__EXERCISE GOAL__.
Pictures stay out of the copy; set down each line of the listing below exactly.

__DATA PROVIDED__.
******

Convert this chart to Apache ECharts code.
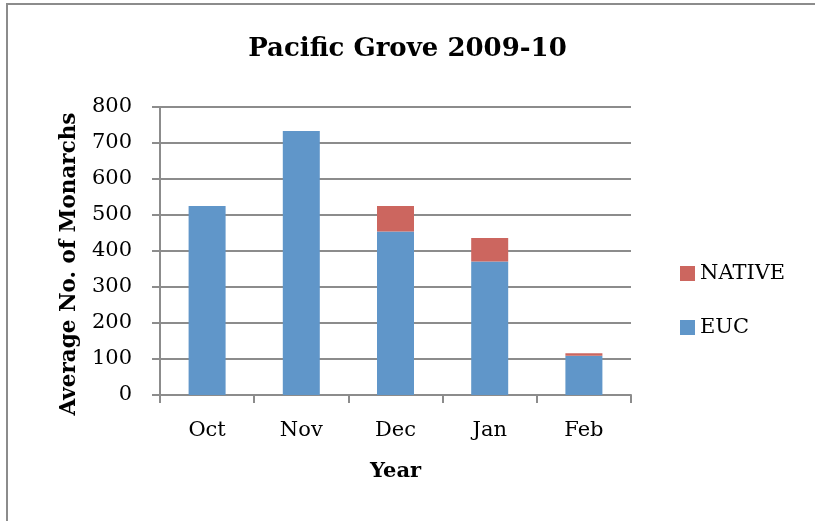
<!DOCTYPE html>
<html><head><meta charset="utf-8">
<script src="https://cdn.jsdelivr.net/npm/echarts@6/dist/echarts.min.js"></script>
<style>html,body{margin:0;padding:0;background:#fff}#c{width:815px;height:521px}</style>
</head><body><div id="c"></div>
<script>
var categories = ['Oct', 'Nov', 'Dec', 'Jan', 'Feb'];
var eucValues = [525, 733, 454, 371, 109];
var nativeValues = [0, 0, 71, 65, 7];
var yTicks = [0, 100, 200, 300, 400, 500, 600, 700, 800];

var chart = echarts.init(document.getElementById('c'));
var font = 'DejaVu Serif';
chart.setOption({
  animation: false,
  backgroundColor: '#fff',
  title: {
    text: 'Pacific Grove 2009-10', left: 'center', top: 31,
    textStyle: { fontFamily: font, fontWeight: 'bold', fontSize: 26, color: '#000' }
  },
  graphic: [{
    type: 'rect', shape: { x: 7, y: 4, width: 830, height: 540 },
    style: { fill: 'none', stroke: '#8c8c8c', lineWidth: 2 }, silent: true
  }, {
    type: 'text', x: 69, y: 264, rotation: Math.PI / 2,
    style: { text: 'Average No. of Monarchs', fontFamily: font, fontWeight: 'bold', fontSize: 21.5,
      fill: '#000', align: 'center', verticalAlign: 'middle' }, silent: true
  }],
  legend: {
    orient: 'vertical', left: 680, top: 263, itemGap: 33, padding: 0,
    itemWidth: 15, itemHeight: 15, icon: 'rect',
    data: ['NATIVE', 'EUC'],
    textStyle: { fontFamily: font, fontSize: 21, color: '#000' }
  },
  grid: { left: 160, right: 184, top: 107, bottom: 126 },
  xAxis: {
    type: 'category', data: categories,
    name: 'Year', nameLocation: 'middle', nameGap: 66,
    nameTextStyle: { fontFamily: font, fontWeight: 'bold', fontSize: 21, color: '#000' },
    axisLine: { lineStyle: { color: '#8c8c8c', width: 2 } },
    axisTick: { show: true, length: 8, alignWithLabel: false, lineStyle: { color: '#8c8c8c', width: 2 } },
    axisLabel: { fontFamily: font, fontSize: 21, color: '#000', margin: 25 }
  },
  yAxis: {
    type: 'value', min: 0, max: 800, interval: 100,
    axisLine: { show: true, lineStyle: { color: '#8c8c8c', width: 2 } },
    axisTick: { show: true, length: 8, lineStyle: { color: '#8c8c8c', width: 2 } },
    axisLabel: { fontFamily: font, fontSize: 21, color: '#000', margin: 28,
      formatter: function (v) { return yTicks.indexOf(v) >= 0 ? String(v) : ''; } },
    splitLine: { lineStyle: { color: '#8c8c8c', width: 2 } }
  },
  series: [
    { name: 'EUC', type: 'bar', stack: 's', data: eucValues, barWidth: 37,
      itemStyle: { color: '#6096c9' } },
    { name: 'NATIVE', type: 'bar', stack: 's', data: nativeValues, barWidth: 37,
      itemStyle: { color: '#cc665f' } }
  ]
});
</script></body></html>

******

__WRITTEN ANSWER__.
Convert this chart to Apache ECharts code.
<!DOCTYPE html>
<html><head><meta charset="utf-8">
<script src="https://cdn.jsdelivr.net/npm/echarts@6/dist/echarts.min.js"></script>
<style>html,body{margin:0;padding:0;background:#fff}#c{width:815px;height:521px}</style>
</head><body><div id="c"></div>
<script>
var categories = ['Oct', 'Nov', 'Dec', 'Jan', 'Feb'];
var eucValues = [525, 733, 454, 371, 109];
var nativeValues = [0, 0, 71, 65, 7];
var yTicks = [0, 100, 200, 300, 400, 500, 600, 700, 800];

var chart = echarts.init(document.getElementById('c'));
var font = 'DejaVu Serif';
chart.setOption({
  animation: false,
  backgroundColor: '#fff',
  title: {
    text: 'Pacific Grove 2009-10', left: 'center', top: 31,
    textStyle: { fontFamily: font, fontWeight: 'bold', fontSize: 26, color: '#000' }
  },
  graphic: [{
    type: 'rect', shape: { x: 7, y: 4, width: 830, height: 540 },
    style: { fill: 'none', stroke: '#8c8c8c', lineWidth: 2 }, silent: true
  }, {
    type: 'text', x: 69, y: 264, rotation: Math.PI / 2,
    style: { text: 'Average No. of Monarchs', fontFamily: font, fontWeight: 'bold', fontSize: 21.5,
      fill: '#000', align: 'center', verticalAlign: 'middle' }, silent: true
  }],
  legend: {
    orient: 'vertical', left: 680, top: 263, itemGap: 33, padding: 0,
    itemWidth: 15, itemHeight: 15, icon: 'rect',
    data: ['NATIVE', 'EUC'],
    textStyle: { fontFamily: font, fontSize: 21, color: '#000' }
  },
  grid: { left: 160, right: 184, top: 107, bottom: 126 },
  xAxis: {
    type: 'category', data: categories,
    name: 'Year', nameLocation: 'middle', nameGap: 66,
    nameTextStyle: { fontFamily: font, fontWeight: 'bold', fontSize: 21, color: '#000' },
    axisLine: { lineStyle: { color: '#8c8c8c', width: 2 } },
    axisTick: { show: true, length: 8, alignWithLabel: false, lineStyle: { color: '#8c8c8c', width: 2 } },
    axisLabel: { fontFamily: font, fontSize: 21, color: '#000', margin: 25 }
  },
  yAxis: {
    type: 'value', min: 0, max: 800, interval: 100,
    axisLine: { show: true, lineStyle: { color: '#8c8c8c', width: 2 } },
    axisTick: { show: true, length: 8, lineStyle: { color: '#8c8c8c', width: 2 } },
    axisLabel: { fontFamily: font, fontSize: 21, color: '#000', margin: 28,
      formatter: function (v) { return yTicks.indexOf(v) >= 0 ? String(v) : ''; } },
    splitLine: { lineStyle: { color: '#8c8c8c', width: 2 } }
  },
  series: [
    { name: 'EUC', type: 'bar', stack: 's', data: eucValues, barWidth: 37,
      itemStyle: { color: '#6096c9' } },
    { name: 'NATIVE', type: 'bar', stack: 's', data: nativeValues, barWidth: 37,
      itemStyle: { color: '#cc665f' } }
  ]
});
</script></body></html>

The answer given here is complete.